The Halfway Phone
My second foray into the world of Apple speculation. In my first, which I titled Apple’s Wildcard, I spoke to the possibility of Tim Cook announcing an iPone 6 and budget iPhone this fall: while I consider neither particularly likely, leaning more towards an iPhone 5S as the continuation of Apple’s apparent tick-tock cycle and disappointment for those waiting on a budget iPhone, I hedged my bets with Tim Cook’s “Can’t innovate, my ass” comment. Since writing that piece though the budget iPhone has remained a surprisingly popular topic, and thus something I feel I should readdress.
Not to rehash my entire article, but in Apple’s Wildcard I cited a lack of market for a cheaper iPhone as one of the main reasons those waiting for it would once again find only disappointment when Tim Cook walked off the stage this fall. I pointed to the iPod Touch as the device meant for those desiring an iPhone-like experience without the contract, and the now free with contract iPhone 4 as the phone for everyone else unwilling to purchase the latest and greatest model. Between those two devices, I reasoned, no middle ground existed: there was effectively no market for a cheap iPhone not addressed by these two offerings, and thus no way Apple would build such a device.
Unfortunately, I made an egregious error: I ignored the entire Android handset market, the people who desire more than a flip phone, cannot or will not purchase the newest offering from Apple, and refuse to settle for the carrier’s free with contract iPhone. I ignored the entire market Samsung in particular caters to, the addressable market for a budget iPhone. Despite having realized my mistake though, I still hold out hope that Apple will forgo entering this market. Even now, when not a day goes by without a new article heralding the release of a plastic iPhone, I stand by my original sentiment in principle: Apple should not enter this market.

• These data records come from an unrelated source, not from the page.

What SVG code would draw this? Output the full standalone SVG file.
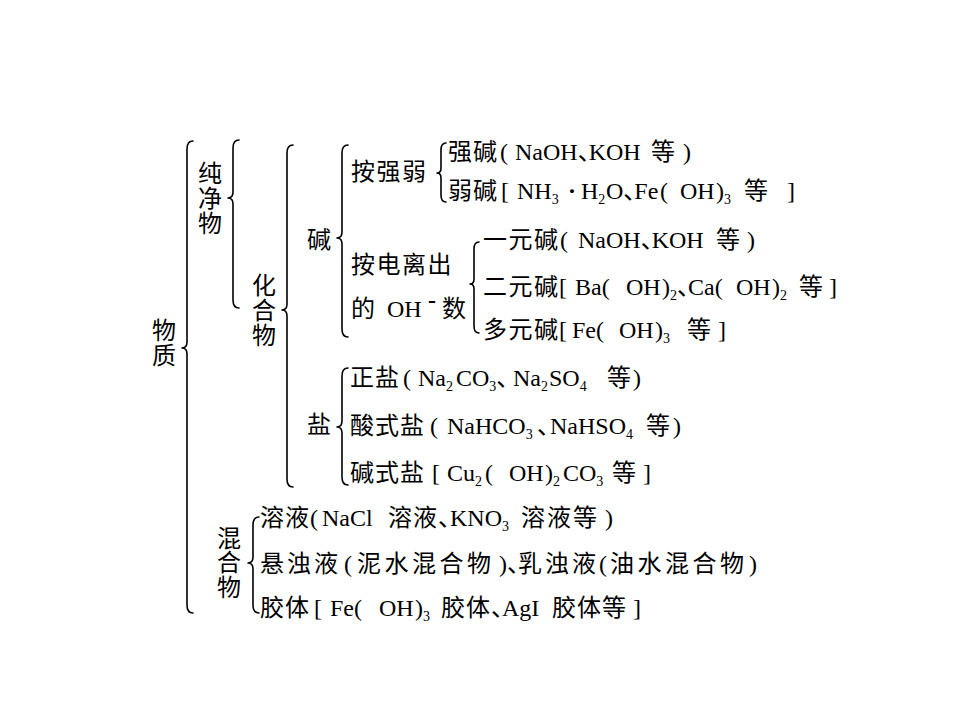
<svg xmlns="http://www.w3.org/2000/svg" width="960" height="720" viewBox="0 0 960 720">
<style>
.t{font-family:"Liberation Serif","Noto Sans CJK SC",serif;font-size:24px;fill:#000}
.v{text-anchor:middle}
.sub{font-size:14px}
.dun{letter-spacing:-13px}
.brace{fill:none;stroke:#000;stroke-width:1.6;stroke-linecap:round;stroke-linejoin:round}
</style>
<rect width="960" height="720" fill="#fff"/>
<g id="connectors">
<path class="brace" d="M193 141 Q187 141 187 149 L187 342 Q187 348 182 348 Q187 348 187 354 L187 605 Q187 613 193 613"/>
<path class="brace" d="M239 140 Q233 140 233 148 L233 192 Q233 198 228 198 Q233 198 233 204 L233 300 Q233 308 239 308"/>
<path class="brace" d="M293 145 Q287 145 287 153 L287 304 Q287 310 282 310 Q287 310 287 316 L287 479 Q287 487 293 487"/>
<path class="brace" d="M348 145 Q342 145 342 153 L342 232 Q342 238 337 238 Q342 238 342 244 L342 329 Q342 337 348 337"/>
<path class="brace" d="M446 143 Q441 143 441 150 L441 168 Q441 173 437 173 Q441 173 441 178 L441 195 Q441 202 446 202"/>
<path class="brace" d="M479 242 Q474 242 474 249 L474 279 Q474 284 470 284 Q474 284 474 289 L474 326 Q474 333 479 333"/>
<path class="brace" d="M348 368 Q342 368 342 376 L342 421 Q342 427 337 427 Q342 427 342 433 L342 477 Q342 485 348 485"/>
<path class="brace" d="M259 517 Q253 517 253 525 L253 557 Q253 563 248 563 Q253 563 253 569 L253 605 Q253 613 259 613"/>
</g>
<g id="n-wuzhi"><text class="t v" x="164" y="339">物</text><text class="t v" x="164" y="364">质</text></g>
<g id="n-chunjingwu"><text class="t v" x="210" y="182">纯</text><text class="t v" x="210" y="207">净</text><text class="t v" x="210" y="232">物</text></g>
<g id="n-huahewu"><text class="t v" x="264" y="294">化</text><text class="t v" x="264" y="319">合</text><text class="t v" x="264" y="344">物</text></g>
<g id="n-jian"><text class="t" x="307" y="248">碱</text></g>
<g id="n-anqiangruo"><text class="t" x="351" y="180" letter-spacing="1.5">按强弱</text></g>
<g id="n-qiangjian"><text class="t" y="160"><tspan x="448" letter-spacing="1">强碱</tspan><tspan x="500">(</tspan><tspan x="515">NaOH</tspan><tspan class="dun">、</tspan><tspan>KOH</tspan><tspan x="651">等</tspan><tspan x="683">)</tspan></text></g>
<g id="n-ruojian"><text class="t" y="199"><tspan x="448" letter-spacing="1">弱碱</tspan><tspan x="501">[</tspan><tspan x="517">NH</tspan><tspan class="sub" y="204">3</tspan><tspan x="568" y="199" font-weight="bold">·</tspan><tspan x="581">H</tspan><tspan class="sub" y="204">2</tspan><tspan x="606" y="199">O</tspan><tspan class="dun">、</tspan><tspan>Fe</tspan><tspan x="660">(</tspan><tspan x="680">OH</tspan><tspan x="716">)</tspan><tspan class="sub" y="204">3</tspan><tspan x="744" y="199">等</tspan><tspan x="787">]</tspan></text></g>
<g id="n-andianli"><text class="t" x="351" y="273" letter-spacing="1.5">按电离出</text><text class="t" y="317"><tspan x="351">的</tspan><tspan x="387">OH</tspan><tspan x="428" y="308" font-weight="bold">-</tspan><tspan x="442" y="317">数</tspan></text></g>
<g id="n-yiyuan"><text class="t" y="248"><tspan x="483" letter-spacing="1.5">一元碱</tspan><tspan x="560">(</tspan><tspan x="578">NaOH</tspan><tspan class="dun">、</tspan><tspan>KOH</tspan><tspan x="716">等</tspan><tspan x="747">)</tspan></text></g>
<g id="n-eryuan"><text class="t" y="295"><tspan x="483" letter-spacing="1.5">二元碱</tspan><tspan x="559">[</tspan><tspan x="575">Ba</tspan><tspan>(</tspan><tspan x="626">OH</tspan><tspan x="662">)</tspan><tspan class="sub" y="300">2</tspan><tspan class="dun" y="295">、</tspan><tspan>Ca</tspan><tspan>(</tspan><tspan x="736">OH</tspan><tspan x="772">)</tspan><tspan class="sub" y="300">2</tspan><tspan x="799" y="295">等</tspan><tspan x="829">]</tspan></text></g>
<g id="n-duoyuan"><text class="t" y="338"><tspan x="483" letter-spacing="1.5">多元碱</tspan><tspan x="559">[</tspan><tspan x="572">Fe</tspan><tspan>(</tspan><tspan x="619">OH</tspan><tspan x="655">)</tspan><tspan class="sub" y="343">3</tspan><tspan x="687" y="338">等</tspan><tspan x="718">]</tspan></text></g>
<g id="n-yan"><text class="t" x="307" y="433">盐</text></g>
<g id="n-zhengyan"><text class="t" y="386"><tspan x="350" letter-spacing="1">正盐</tspan><tspan x="403">(</tspan><tspan x="418">Na</tspan><tspan class="sub" y="391">2</tspan><tspan x="456" y="386">CO</tspan><tspan class="sub" y="391">3</tspan><tspan class="dun" y="386">、</tspan><tspan x="513">Na</tspan><tspan class="sub" y="391">2</tspan><tspan x="549" y="386">SO</tspan><tspan class="sub" y="391">4</tspan><tspan x="607" y="386">等</tspan><tspan x="633">)</tspan></text></g>
<g id="n-suanshiyan"><text class="t" y="434"><tspan x="350" letter-spacing="1">酸式盐</tspan><tspan x="430">(</tspan><tspan x="447">NaHCO</tspan><tspan class="sub" y="439">3</tspan><tspan class="dun" x="537" y="434">、</tspan><tspan x="550">NaHSO</tspan><tspan class="sub" y="439">4</tspan><tspan x="646" y="434">等</tspan><tspan x="673">)</tspan></text></g>
<g id="n-jianshiyan"><text class="t" y="481"><tspan x="350" letter-spacing="1">碱式盐</tspan><tspan x="432">[</tspan><tspan x="447">Cu</tspan><tspan class="sub" y="486">2</tspan><tspan x="485" y="481">(</tspan><tspan x="509">OH</tspan><tspan x="545">)</tspan><tspan class="sub" y="486">2</tspan><tspan x="563" y="481">CO</tspan><tspan class="sub" y="486">3</tspan><tspan x="612" y="481">等</tspan><tspan x="643">]</tspan></text></g>
<g id="n-hunhewu"><text class="t v" x="229" y="547">混</text><text class="t v" x="229" y="571">合</text><text class="t v" x="229" y="596">物</text></g>
<g id="n-rongye"><text class="t" y="526"><tspan x="260" letter-spacing="1">溶液</tspan><tspan x="310">(</tspan><tspan x="322">NaCl</tspan><tspan x="388" letter-spacing="1">溶液</tspan><tspan class="dun">、</tspan><tspan x="450">KNO</tspan><tspan class="sub" y="531">3</tspan><tspan x="521" y="526" letter-spacing="2">溶液等</tspan><tspan x="605">)</tspan></text></g>
<g id="n-xuanzhuoye"><text class="t" y="572"><tspan x="260" letter-spacing="3">悬浊液</tspan><tspan x="344">(</tspan><tspan x="357" letter-spacing="3.5">泥水混合物</tspan><tspan x="499">)</tspan><tspan class="dun">、</tspan><tspan x="518" letter-spacing="3">乳浊液</tspan><tspan x="599">(</tspan><tspan x="610" letter-spacing="3.5">油水混合物</tspan><tspan x="749">)</tspan></text></g>
<g id="n-jiaoti"><text class="t" y="616"><tspan x="260" letter-spacing="1">胶体</tspan><tspan x="314">[</tspan><tspan x="330">Fe</tspan><tspan>(</tspan><tspan x="379">OH</tspan><tspan x="415">)</tspan><tspan class="sub" y="621">3</tspan><tspan x="441" y="616" letter-spacing="1">胶体</tspan><tspan class="dun">、</tspan><tspan x="502">AgI</tspan><tspan x="552" letter-spacing="1">胶体等</tspan><tspan x="633">]</tspan></text></g>
</svg>
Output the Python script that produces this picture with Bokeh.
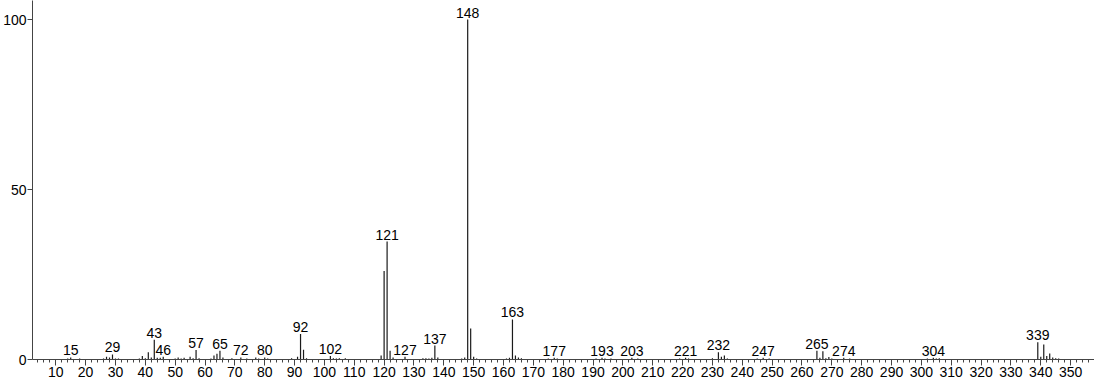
from bokeh.plotting import figure
from bokeh.models import FixedTicker, ColumnDataSource, Range1d
from bokeh.core.properties import value
from bokeh.embed import file_html
from bokeh.resources import INLINE

mz = [14, 15, 18, 26, 27, 28, 29, 30, 31, 38, 39, 40, 41, 42, 43, 44, 45, 46,
      50, 51, 52, 53, 55, 56, 57, 58, 62, 63, 64, 65, 66, 69, 72, 74, 77, 78,
      80, 81, 89, 91, 92, 93, 94, 102, 103, 104, 105, 107, 119, 120, 121, 122,
      123, 127, 133, 134, 135, 136, 137, 138, 146, 147, 148, 149, 150, 151,
      161, 162, 163, 164, 165, 166, 175, 177, 178, 191, 193, 194, 196, 203,
      205, 219, 221, 222, 230, 232, 233, 234, 235, 245, 247, 249, 265, 266,
      267, 268, 269, 270, 274, 276, 302, 304, 305, 306, 339, 340, 341, 342,
      343, 344, 345, 346]
intensity = [0.3, 0.6, 0.3, 0.3, 0.8, 0.6, 1.5, 0.3, 0.3, 0.3, 1.0, 0.4, 2.1, 0.6,
             5.8, 0.5, 0.5, 0.8, 0.3, 0.6, 0.3, 0.5, 0.8, 0.4, 2.8, 0.4, 0.3, 1.2,
             1.7, 2.6, 0.6, 0.4, 0.6, 0.3, 0.6, 0.3, 0.6, 0.3, 0.4, 0.8, 7.5, 2.9,
             0.4, 1.0, 0.4, 0.3, 0.4, 0.4, 1.2, 26.0, 34.7, 2.6, 0.6, 0.8, 0.4,
             0.4, 0.3, 0.5, 4.1, 0.6, 0.3, 0.6, 100.0, 9.1, 0.8, 0.3, 0.3, 0.5,
             11.8, 1.2, 0.6, 0.4, 0.3, 0.5, 0.3, 0.3, 0.5, 0.3, 0.3, 0.5, 0.3,
             0.3, 0.5, 0.3, 0.4, 2.1, 0.8, 1.2, 0.3, 0.3, 0.5, 0.3, 2.6, 0.5,
             2.4, 0.4, 0.7, 0.3, 0.5, 0.3, 0.3, 0.5, 0.3, 0.4, 5.1, 0.8, 4.4,
             1.0, 1.8, 0.6, 0.4, 0.3]

label_mz = [15, 29, 43, 46, 57, 65, 72, 80, 92, 102, 121, 127, 137, 148, 163,
            177, 193, 203, 221, 232, 247, 265, 274, 304, 339]

x_ticks = list(range(10, 351, 10))
x_minor = list(range(4, 357, 2))
y_ticks = [0, 50, 100]

lookup = dict(zip(mz, intensity))
label_y = [lookup[m] for m in label_mz]
label_txt = [str(m) for m in label_mz]

FONT = "Liberation Sans"

p = figure(width=1094, height=384, output_backend="svg", toolbar_location=None,
           x_range=Range1d(2.2, 358.0), y_range=Range1d(0, 105.6),
           min_border_left=30, min_border_bottom=25, min_border_top=0,
           min_border_right=0)
p.outline_line_color = None
p.grid.visible = False

peaks = ColumnDataSource(dict(x=mz, y=intensity, y0=[0] * len(mz)))
p.segment(x0="x", y0="y0", x1="x", y1="y", source=peaks,
          line_color="#1a1a1a", line_width=1.2)

labels = ColumnDataSource(dict(x=label_mz, y=label_y, t=label_txt))
p.text(x="x", y="y", text="t", source=labels, text_align="center",
       text_baseline="bottom", y_offset=-2, text_font=value(FONT),
       text_font_size="14px", text_color="#000000")

xa = p.xaxis[0]
xa.ticker = FixedTicker(ticks=x_ticks, minor_ticks=x_minor)
xa.major_tick_in = 0
xa.major_tick_out = 6
xa.minor_tick_in = 0
xa.minor_tick_out = 3
xa.axis_line_color = "#444444"
xa.major_tick_line_color = "#444444"
xa.minor_tick_line_color = "#444444"
xa.major_label_text_font = FONT
xa.major_label_text_font_size = "14px"
xa.major_label_text_color = "#000000"
xa.major_label_standoff = 1

ya = p.yaxis[0]
ya.ticker = FixedTicker(ticks=y_ticks, minor_ticks=[])
ya.major_tick_in = 0
ya.major_tick_out = 5
ya.minor_tick_line_color = None
ya.axis_line_color = "#444444"
ya.major_tick_line_color = "#444444"
ya.major_label_text_font = FONT
ya.major_label_text_font_size = "14px"
ya.major_label_text_color = "#000000"
ya.major_label_standoff = 1

open("out.html", "w").write(file_html(p, INLINE))
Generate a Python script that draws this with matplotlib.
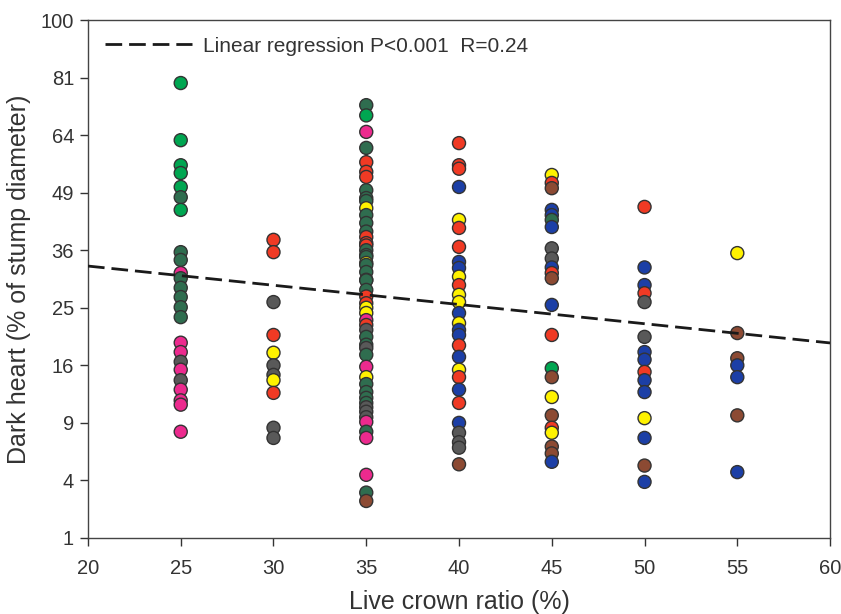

By definition, a cheaper iPhone would sport inferior components as compared to Apple’s high-end offering. More than simply replacing the aluminum shell though, as many seem to consider the sole requisite sacrifice, chasing a low price point would also entail filling the device with unremarkable components. As that target price point lowers, so too will the quality of the device’s components, and by extension its performance as well. At the cost of a smaller price tag, Apple will introduce hallmarks of the PC and Android worlds: disparate user experiences, device segmentation, and stymied platform development as app makers cease pushing the platform’s boundaries and begin coding for the least common denominator. And these are only the disadvantages on the technical side: introducing an intentionally inferior device would also damage the company’s reputation as a creator of quality devices, all for the sake of capturing the mid-range market. Apple forgoes this admittedly sizable market in the computing and tablet industries — why enter it in the smartphone space?
At some point in this discussion, after the last vestiges of my previous arguments are torn down and trampled upon, I must bring up one final objection before setting my standard down for the last time. Through the iPhone’s premium price point, Apple has divided the smartphone market and snatched its high end. Herein lies one of the main reasons the community surrounding iOS and Apple in general is so highly regarded within tech circles. With the release of a cheap iPhone, Apple would effectively destroy that barrier. Just as the removal of a dam preludes a deluge down stream, the willful removal of this barrier would lead to an influx of the kind of user whose absence has made the Apple ecosystem the Eden it is today; it would cheapen the user base and severely weaken its credibility, all for the sake of capturing the mid-range. And that’s a sacrifice I don’t think Apple should be willing to make, regardless of the target market’s size.
At some point, though, despite these and other valid arguments against Apple building and releasing a cheap iPhone, one must admit that where there is smoke, there is fire, and that there just might be something to these rumors. Until the day that Tim Cook holds up a plastic iPhone though, I will hold out hope that at least for the foreseeable future, Apple will stick to its guns, continue making the best phones it can possibly manufacture, and stay away from the low-end.